Too, many of these men have wives that seem not the least interested in knowing the full extent of their husband's unfaithfulness. Instead, she chooses for it to stay much more conceptual.
This can make for a recipe for disaster.
Why?
Full disclosure as it pertains to unfaithfulness can do two / three extremely important things instantaneously.
1. Protect the wife's health. If she's privy to her husband's affairs, she can take steps to protect her physical body - both in that moment & on down the road.
2. Dramatically increase the chances that her husband won't cheat (at least to the same degree) again.
3. Kickstart / turbocharge her husband's recovery effort.
-------------------------
Now, what's the future to look like post full disclosure? No one knows 'till that particular couple cross that bridge. And that's why so many men shy away from that journey. Especially if they're same-sex attracted men. For the shame over their attractions tend to burden them intrinsically. Not to mention having to deal with outside (normal) points of view (spouse / family) in respect to Full Disclosure.
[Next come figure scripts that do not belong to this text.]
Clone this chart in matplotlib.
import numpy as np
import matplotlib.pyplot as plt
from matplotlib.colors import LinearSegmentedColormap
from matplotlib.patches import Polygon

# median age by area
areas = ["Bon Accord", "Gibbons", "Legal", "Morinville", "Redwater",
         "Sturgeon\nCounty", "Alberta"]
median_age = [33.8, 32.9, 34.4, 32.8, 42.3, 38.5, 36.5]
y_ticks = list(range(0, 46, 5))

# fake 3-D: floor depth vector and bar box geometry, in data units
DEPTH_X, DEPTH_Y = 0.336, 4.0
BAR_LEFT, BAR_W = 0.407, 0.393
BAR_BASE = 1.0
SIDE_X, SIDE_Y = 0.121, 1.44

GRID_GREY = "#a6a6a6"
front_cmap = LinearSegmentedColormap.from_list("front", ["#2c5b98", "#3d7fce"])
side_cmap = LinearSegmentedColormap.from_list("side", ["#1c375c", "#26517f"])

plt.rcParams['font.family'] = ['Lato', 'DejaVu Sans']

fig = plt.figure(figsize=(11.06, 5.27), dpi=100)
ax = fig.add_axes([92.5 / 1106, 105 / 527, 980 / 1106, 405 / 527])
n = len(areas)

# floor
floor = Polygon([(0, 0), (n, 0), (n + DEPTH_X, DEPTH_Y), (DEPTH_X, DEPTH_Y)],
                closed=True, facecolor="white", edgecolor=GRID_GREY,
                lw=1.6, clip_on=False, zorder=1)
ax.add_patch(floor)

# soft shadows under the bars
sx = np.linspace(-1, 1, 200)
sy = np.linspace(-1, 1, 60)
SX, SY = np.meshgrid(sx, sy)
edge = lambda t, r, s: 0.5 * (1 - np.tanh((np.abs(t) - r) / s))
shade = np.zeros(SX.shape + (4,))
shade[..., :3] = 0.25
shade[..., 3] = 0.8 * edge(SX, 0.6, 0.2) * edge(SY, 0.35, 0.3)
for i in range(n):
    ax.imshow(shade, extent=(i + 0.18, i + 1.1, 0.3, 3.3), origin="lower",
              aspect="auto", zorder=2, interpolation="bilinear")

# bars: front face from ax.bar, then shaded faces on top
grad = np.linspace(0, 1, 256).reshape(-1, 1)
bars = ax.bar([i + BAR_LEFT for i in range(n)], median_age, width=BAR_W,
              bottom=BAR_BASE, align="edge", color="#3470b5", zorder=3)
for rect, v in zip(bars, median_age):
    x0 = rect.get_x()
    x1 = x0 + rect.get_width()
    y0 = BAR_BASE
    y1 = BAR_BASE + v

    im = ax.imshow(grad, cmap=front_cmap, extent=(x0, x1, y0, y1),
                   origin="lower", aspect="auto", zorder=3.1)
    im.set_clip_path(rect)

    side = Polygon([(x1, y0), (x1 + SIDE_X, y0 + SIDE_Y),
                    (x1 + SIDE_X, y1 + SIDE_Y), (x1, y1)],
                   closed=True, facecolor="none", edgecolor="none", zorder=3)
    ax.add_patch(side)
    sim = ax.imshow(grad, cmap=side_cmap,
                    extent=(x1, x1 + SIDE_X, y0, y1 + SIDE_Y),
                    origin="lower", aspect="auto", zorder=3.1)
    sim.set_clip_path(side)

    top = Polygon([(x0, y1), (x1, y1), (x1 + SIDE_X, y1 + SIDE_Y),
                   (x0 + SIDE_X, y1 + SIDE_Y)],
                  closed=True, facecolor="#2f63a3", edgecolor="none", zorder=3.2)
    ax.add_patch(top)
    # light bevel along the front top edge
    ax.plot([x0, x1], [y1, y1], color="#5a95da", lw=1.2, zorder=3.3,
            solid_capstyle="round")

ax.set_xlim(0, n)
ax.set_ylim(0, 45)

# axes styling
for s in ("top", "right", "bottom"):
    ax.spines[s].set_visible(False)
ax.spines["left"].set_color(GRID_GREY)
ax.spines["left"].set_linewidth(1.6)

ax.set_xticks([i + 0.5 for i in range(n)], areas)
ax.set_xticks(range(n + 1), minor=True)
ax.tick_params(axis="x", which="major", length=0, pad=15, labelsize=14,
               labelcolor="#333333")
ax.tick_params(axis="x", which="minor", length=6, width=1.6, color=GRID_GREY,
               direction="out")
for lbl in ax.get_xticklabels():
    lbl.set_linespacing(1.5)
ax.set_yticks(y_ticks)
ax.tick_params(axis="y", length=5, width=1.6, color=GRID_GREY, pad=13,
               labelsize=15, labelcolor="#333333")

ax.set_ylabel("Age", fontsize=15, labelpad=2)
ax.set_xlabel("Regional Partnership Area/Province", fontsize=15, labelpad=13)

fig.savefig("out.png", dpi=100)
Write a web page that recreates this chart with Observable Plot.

On the flip side of this is the straight married man who runs headlong into illicit behavior unchecked, amassing years upon years of downright mind-blowing adulterous behavior (marathon / serial cheater). These are dual persona husbands / fathers who gravitate towards strip clubs, massage parlors, phone sex and porn as if they have two dicks to contend with.
When these men finally reach the end of the line with their tortured spouse / family, though they may beg / plead for mercy, everything related to those previous familial relations will be lost forever.
I've seen it with my own two eyes. Samson Society has delivered that fatalistic point of view to me on several occasions.